もちろん、子どもが生まれれば子育てに時間やお金がかかって生活水準が低下します。

そこで政府が社会保障で若者の子育て支援を行い、さらに出生率を高めるという仕組みが作られていったんです。

日本そして、中国や韓国も。自立しないアジア型の日本の若者像

──現状、日本の若者にとって自立はリスクでしかなく、親もそれを容認して同居を続けている限り、未婚化は避けられないというお考えなのですね。

山田 そもそも日本では未婚者に対して、親元を離れて自立しろという圧力が弱いんです。

この自立志向の弱さが未婚化の大きな要因で、同様の文化的背景を持つ東アジア諸国、中国や韓国でも同じような現象がすでに起き始めています。

そして彼らは、日本の少子化対策が失敗した理由に高い関心を寄せている。つまり、日本を反面教師にして解決策を模索しようと考えているんです。

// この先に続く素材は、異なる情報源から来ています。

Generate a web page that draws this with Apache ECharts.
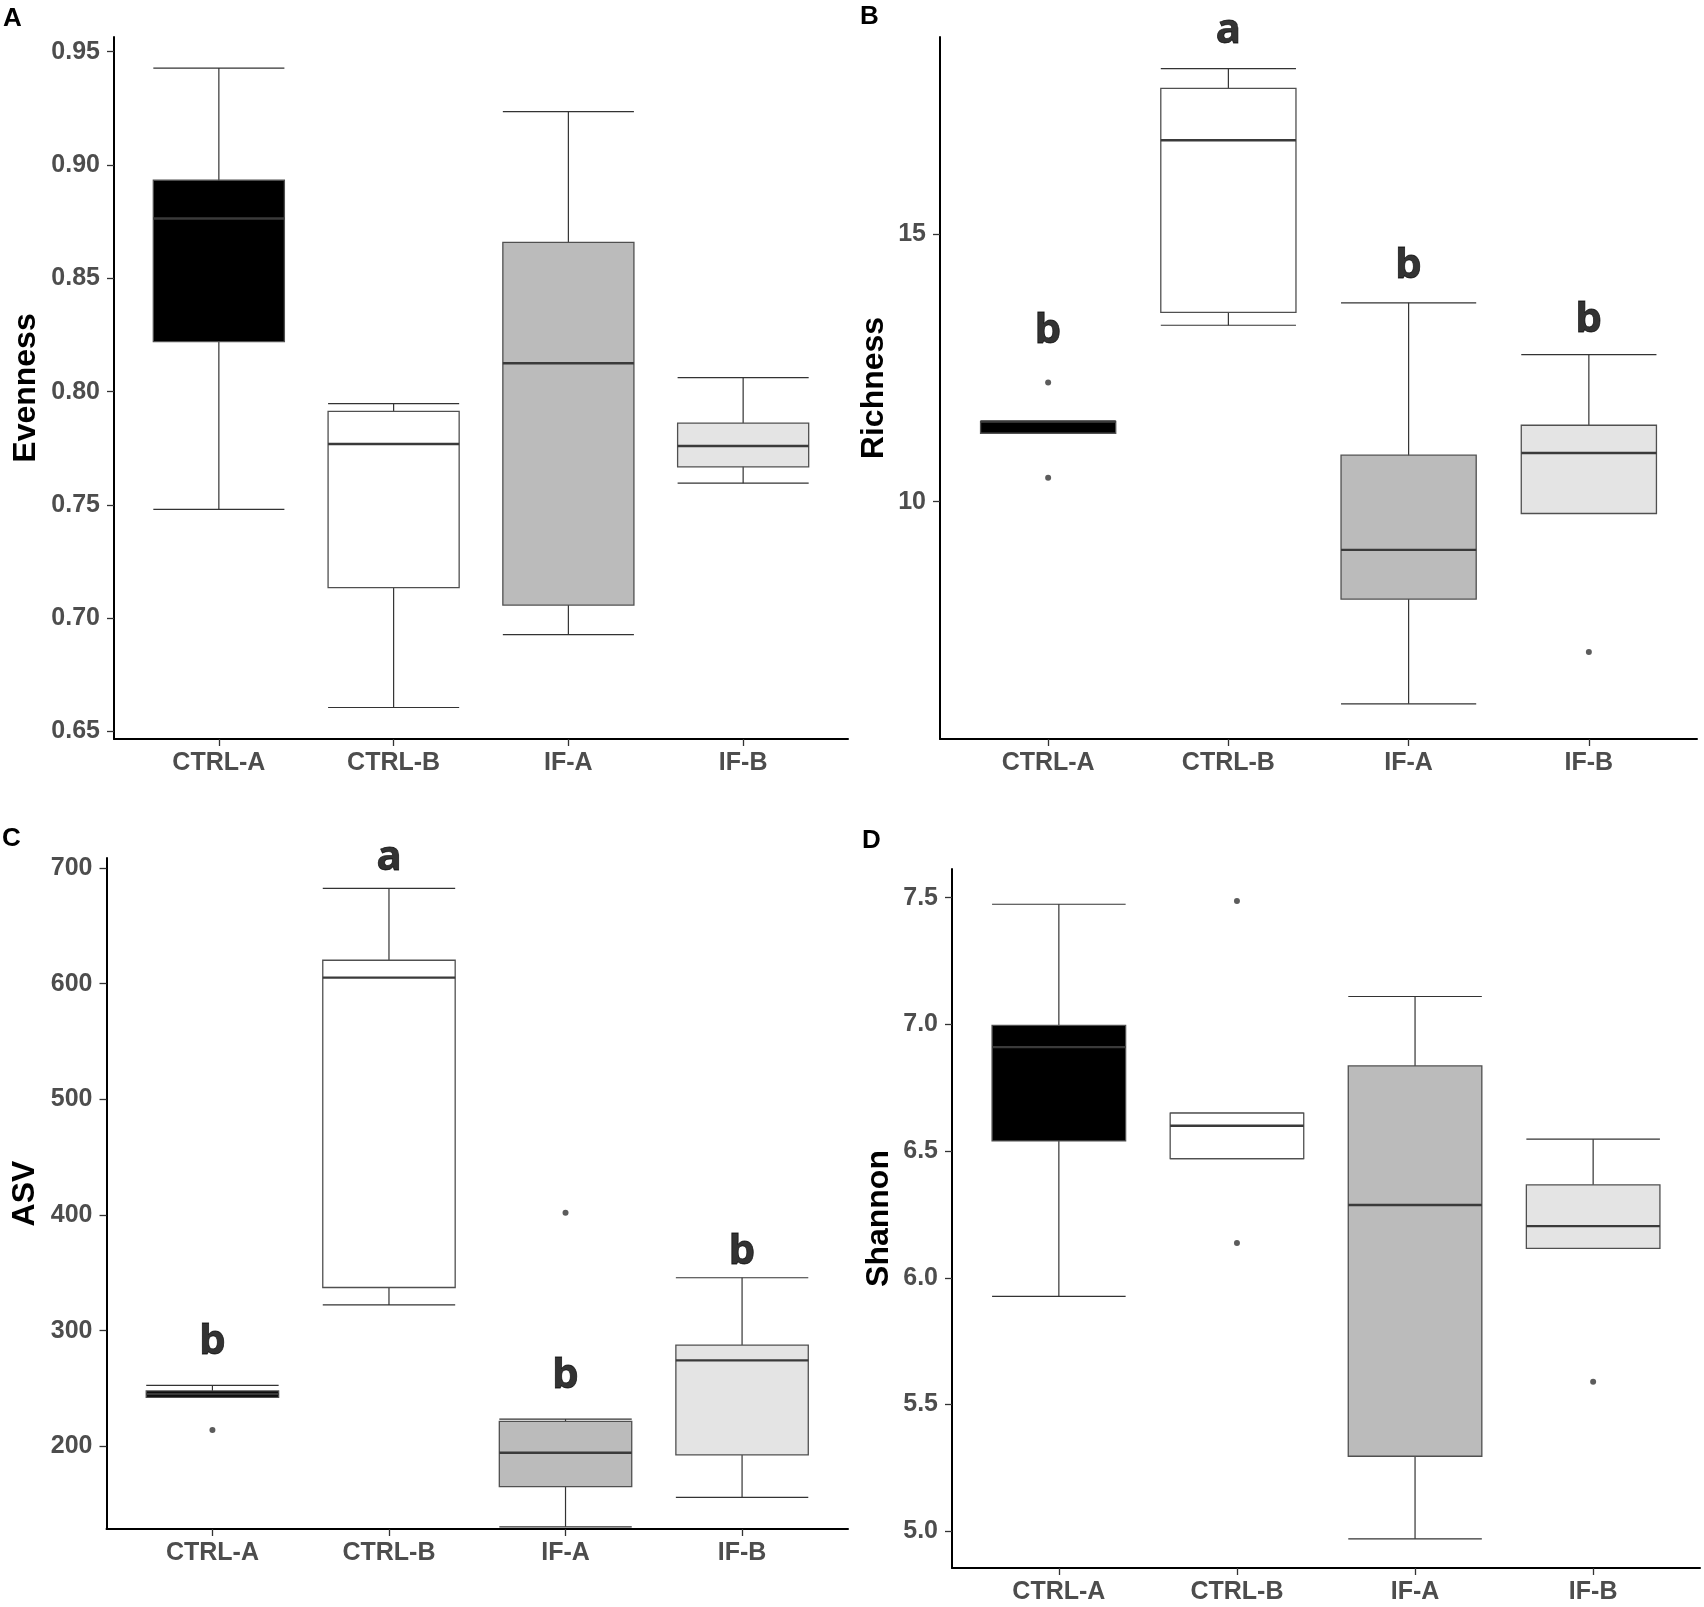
<!DOCTYPE html>
<html>
<head>
<meta charset="utf-8">
<script src="https://cdn.jsdelivr.net/npm/echarts@6/dist/echarts.min.js"></script>
<style>
  html, body { margin: 0; padding: 0; background: #fff; }
  #chart { width: 1704px; height: 1607px; }
</style>
</head>
<body>
<div id="chart"></div>
<script>
// groups on every panel
const groups = ['CTRL-A', 'CTRL-B', 'IF-A', 'IF-B'];
const boxFills = ['#000000', '#FFFFFF', '#BBBBBB', '#E4E4E4'];

// box stats per group: [lower whisker, Q1, median, Q3, upper whisker]
const evennessStats = [
  [0.748, 0.8221, 0.8764, 0.8933, 0.9428],
  [0.6606, 0.7135, 0.7769, 0.7913, 0.7947],
  [0.6928, 0.7058, 0.8125, 0.8659, 0.9236],
  [0.7596, 0.7668, 0.7760, 0.7861, 0.8062]
];
const evennessOutliers = [];  // [group index, value]

const richnessStats = [
  [11.28, 11.28, 11.50, 11.50, 11.50],
  [13.30, 13.54, 16.76, 17.73, 18.10],
  [6.22, 8.18, 9.10, 10.87, 13.72],
  [9.78, 9.78, 10.91, 11.43, 12.75]
];
const richnessOutliers = [[0, 12.23], [0, 10.45], [3, 7.19]];
const richnessLetters = ['b', 'a', 'b', 'b'];
const richnessLetterY = [13.20, 18.80, 14.41, 13.40];

const asvStats = [
  [242.3, 242.3, 245.2, 247.9, 252.7],
  [322.2, 337.3, 605.2, 620.2, 682.3],
  [130.4, 165.2, 194.4, 221.6, 223.5],
  [155.8, 192.5, 274.3, 287.5, 345.7]
];
const asvOutliers = [[0, 214.1], [2, 402]];
const asvLetters = ['b', 'a', 'b', 'b'];
const asvLetterY = [290, 709, 261, 368];

const shannonStats = [
  [5.927, 6.54, 6.91, 6.996, 7.474],
  [6.47, 6.47, 6.60, 6.65, 6.65],
  [4.97, 5.296, 6.287, 6.836, 7.11],
  [6.116, 6.116, 6.204, 6.367, 6.547]
];
const shannonOutliers = [[1, 7.487], [1, 6.137], [3, 5.59]];

// tick labels
const evennessTicks = [0.65, 0.70, 0.75, 0.80, 0.85, 0.90, 0.95];
const richnessTicks = [10, 15];
const asvTicks = [200, 300, 400, 500, 600, 700];
const shannonTicks = [5.0, 5.5, 6.0, 6.5, 7.0, 7.5];

const FONT = 'Liberation Sans';
const TICK_GREY = '#4D4D4D';

const panels = [
  { tag: 'A', name: 'Evenness', stats: evennessStats, outliers: evennessOutliers, ticks: evennessTicks, digits: 2,
    min: 0.6467, max: 0.9565, grid: { left: 114, top: 37, width: 734, height: 702 }, nameGap: 72, tagPos: [3, 6] },
  { tag: 'B', name: 'Richness', stats: richnessStats, outliers: richnessOutliers, ticks: richnessTicks, digits: 0,
    letters: richnessLetters, letterY: richnessLetterY,
    min: 5.563, max: 18.69, grid: { left: 940, top: 37, width: 757, height: 702 }, nameGap: 50, tagPos: [860, 4] },
  { tag: 'C', name: 'ASV', stats: asvStats, outliers: asvOutliers, ticks: asvTicks, digits: 0,
    letters: asvLetters, letterY: asvLetterY,
    min: 128.5, max: 708.6, grid: { left: 106.5, top: 858, width: 741.5, height: 671 }, nameGap: 65, tagPos: [2, 826] },
  { tag: 'D', name: 'Shannon', stats: shannonStats, outliers: shannonOutliers, ticks: shannonTicks, digits: 1,
    min: 4.855, max: 7.613, grid: { left: 952, top: 869, width: 748, height: 699 }, nameGap: 57, tagPos: [862, 828] }
];

function renderBox(params, api) {
  const x = api.value(0);
  const lo = api.coord([x, api.value(1)]);
  const q1 = api.coord([x, api.value(2)]);
  const med = api.coord([x, api.value(3)]);
  const q3 = api.coord([x, api.value(4)]);
  const hi = api.coord([x, api.value(5)]);
  const half = api.size([0.75, 0])[0] / 2;
  const cx = lo[0];
  const wStyle = { stroke: '#333333', lineWidth: 1.2 };
  return {
    type: 'group',
    children: [
      { type: 'line', shape: { x1: cx, y1: hi[1], x2: cx, y2: lo[1] }, style: wStyle },
      { type: 'line', shape: { x1: cx - half, y1: hi[1], x2: cx + half, y2: hi[1] }, style: wStyle },
      { type: 'line', shape: { x1: cx - half, y1: lo[1], x2: cx + half, y2: lo[1] }, style: wStyle },
      { type: 'rect', shape: { x: cx - half, y: q3[1], width: half * 2, height: q1[1] - q3[1] },
        style: { fill: boxFills[params.dataIndex], stroke: '#505050', lineWidth: 1.3 } },
      { type: 'line', shape: { x1: cx - half, y1: med[1], x2: cx + half, y2: med[1] },
        style: { stroke: '#3a3a3a', lineWidth: 2.4 } }
    ]
  };
}

const grid = [], xAxis = [], yAxis = [], series = [], graphic = [];

panels.forEach(function (p, i) {
  grid.push(p.grid);
  xAxis.push({
    type: 'value', gridIndex: i, min: 0.4, max: 4.6,
    splitLine: { show: false },
    axisLine: { show: true, lineStyle: { color: '#000', width: 2 } },
    axisTick: { show: true, length: 7, customValues: [1, 2, 3, 4], lineStyle: { color: '#333', width: 1.3 } },
    axisLabel: {
      customValues: [1, 2, 3, 4], margin: 12,
      formatter: function (v) { return groups[Math.round(v) - 1]; },
      fontFamily: FONT, fontWeight: 'bold', fontSize: 25, color: TICK_GREY
    }
  });
  yAxis.push({
    type: 'value', gridIndex: i, min: p.min, max: p.max,
    name: p.name, nameLocation: 'middle', nameGap: p.nameGap,
    nameTextStyle: { fontFamily: FONT, fontWeight: 'bold', fontSize: 32, color: '#000' },
    splitLine: { show: false },
    axisLine: { show: true, lineStyle: { color: '#000', width: 2 } },
    axisTick: { show: true, length: 7, customValues: p.ticks, lineStyle: { color: '#333', width: 1.3 } },
    axisLabel: {
      customValues: p.ticks, margin: 14,
      formatter: function (v) { return Number(v).toFixed(p.digits); },
      fontFamily: FONT, fontWeight: 'bold', fontSize: 25, color: TICK_GREY
    }
  });

  series.push({
    type: 'custom', xAxisIndex: i, yAxisIndex: i, renderItem: renderBox,
    encode: { x: 0, y: [1, 2, 3, 4, 5] },
    data: p.stats.map(function (s, g) { return [g + 1].concat(s); }),
    silent: true
  });
  series.push({
    type: 'scatter', xAxisIndex: i, yAxisIndex: i, symbolSize: 6,
    itemStyle: { color: '#333333' },
    data: p.outliers.map(function (o) { return [o[0] + 1, o[1]]; }),
    silent: true
  });
  if (p.letters) {
    series.push({
      type: 'scatter', xAxisIndex: i, yAxisIndex: i, symbolSize: 1, clip: false,
      itemStyle: { color: 'rgba(0,0,0,0)' },
      label: {
        show: true, position: 'inside',
        formatter: function (d) { return d.value[2]; },
        fontFamily: 'Noto Sans', fontWeight: 'bold', fontSize: 42, color: '#000',
        textBorderColor: '#000', textBorderWidth: 0.8
      },
      data: p.letters.map(function (l, g) { return [g + 1, p.letterY[g], l]; }),
      silent: true
    });
  }
  graphic.push({
    type: 'text', left: p.tagPos[0], top: p.tagPos[1],
    style: { text: p.tag, font: 'bold 26px "Liberation Sans"', fill: '#000' }
  });
});

const chart = echarts.init(document.getElementById('chart'), null, { renderer: 'canvas' });
chart.setOption({
  backgroundColor: '#ffffff',
  animation: false,
  grid: grid,
  xAxis: xAxis,
  yAxis: yAxis,
  series: series,
  graphic: graphic
});
</script>
</body>
</html>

介護メディア『安心介護ニュース』のインタビュー取材に応える中央大学教授・山田昌弘さん(撮影・加藤春日)

【欧米型の少子化対策の前提】

(1)成人していたら未婚者は1人暮らしであること。

(2)仕事での自己実現を目指す女性が多いこと。

(3)カップルを求める感情が強く、恋愛感情があれば一緒に暮らそうとすること。

(4)子どもを持つことの価値は子育てを楽しむことにあり、子育ては成人すれば終了と考えられていること。

【欧米型の少子化対策が日本に適合しなかった理由】

(1)結婚前の若者は、親と同居している人が多い。そして、親との同居は、非難されることはない(この点は、東アジア諸国、そして、出生率が低迷するイタリアやスペインなど南欧諸国で共通)。

(2)仕事による自己実現を目指す女性は少数である。仕事を続けることよりも、豊かな生活をすることに生活上の価値を置く(この点は韓国と共通。しかし、中国やシンガポールなどでは共通しない)。

(3)恋愛感情は重視されない。愛情であれば配偶者より子ども、夫婦であれば恋愛感情よりも経済生活を優先する(この点も東アジア諸国共通ではないかと思われるが、確たる調査データはない)。

(4)高等教育費用を含む将来にわたっての子育ての責任が親にかかる。それは、子どもの将来を第一に考えるのが、親の望みでもあるからである。恋愛感情に身を任すよりも、これから育てるであろう自分の子どもの生活、特に経済生活を第一に考える(これは東アジア諸国共通)

介護メディア『安心介護ニュース』のインタビュー取材に応える中央大学教授・山田昌弘さん(撮影・加藤春日)

地方や非正規の人々の「生の声」を聴かずに作られた少子化政策の失敗

──山田先生はこれまでの日本の少子化政策の失敗の原因をどのように総括されているのでしょうか?

山田 そもそも、大多数のはずの地方の若者の生の声を聴いて政策立案をしていない…。

もっとも、調査をしようにも、中央にいる人たちは地方の中小企業に非正規で働く若い女性に知り合いなんていませんよね。

私だって調査をしたから実際に会うことができましたけど、普通に考えれば接点はありません。そんなふうに社会は、すでに分断されている。それが現実なんです。

──最後に、山田先生の考える少子化対策に不可欠なポイントをお聞かせください。

山田 ここまで説明してきたように、日本人は「生涯にわたる生活設計」において、「世間並みの生活水準が期待できない」というリスクが少しでもある結婚や出産を避けようとする傾向にあります。

その根底には、大多数の若者が、経済格差が拡大しているにもかかわらず、「世間並みの生活」をし続けたいという願望がある。

介護メディア『安心介護ニュース』のインタビュー取材に応える中央大学教授・山田昌弘さん(撮影・加藤春日)

「そうなってからでは完全に手遅れ」20年後にはさらに貧しくなる日本社会

しかしながら、実際には「結婚したい、子どもを産み育てたい」という若者の方が圧倒的に多い。つまり、若者の中流転落不安を解消することが少子化を食い止める唯一にして最善の方策なんです。

それは、結婚して2人以上の子どもを育てても、生涯にわたって世間並みの生活を維持できるという確信を持てるような社会保障制度を充実させ、なおかつ女性差別もなくして本当の意味での共働きをしやすい環境を整備することに他なりません。

もちろん簡単なことではありませんが、国には今の親世代が頑張っているうちに本腰を入れて手を打っていただきたいと切に願うばかりです。

というのも、このまま現状維持でいけば、20年先には親が子供を同居させることも不可能になるぐらい日本が貧しくなっている可能性が高い。そうなってからでは完全に手遅れだからです。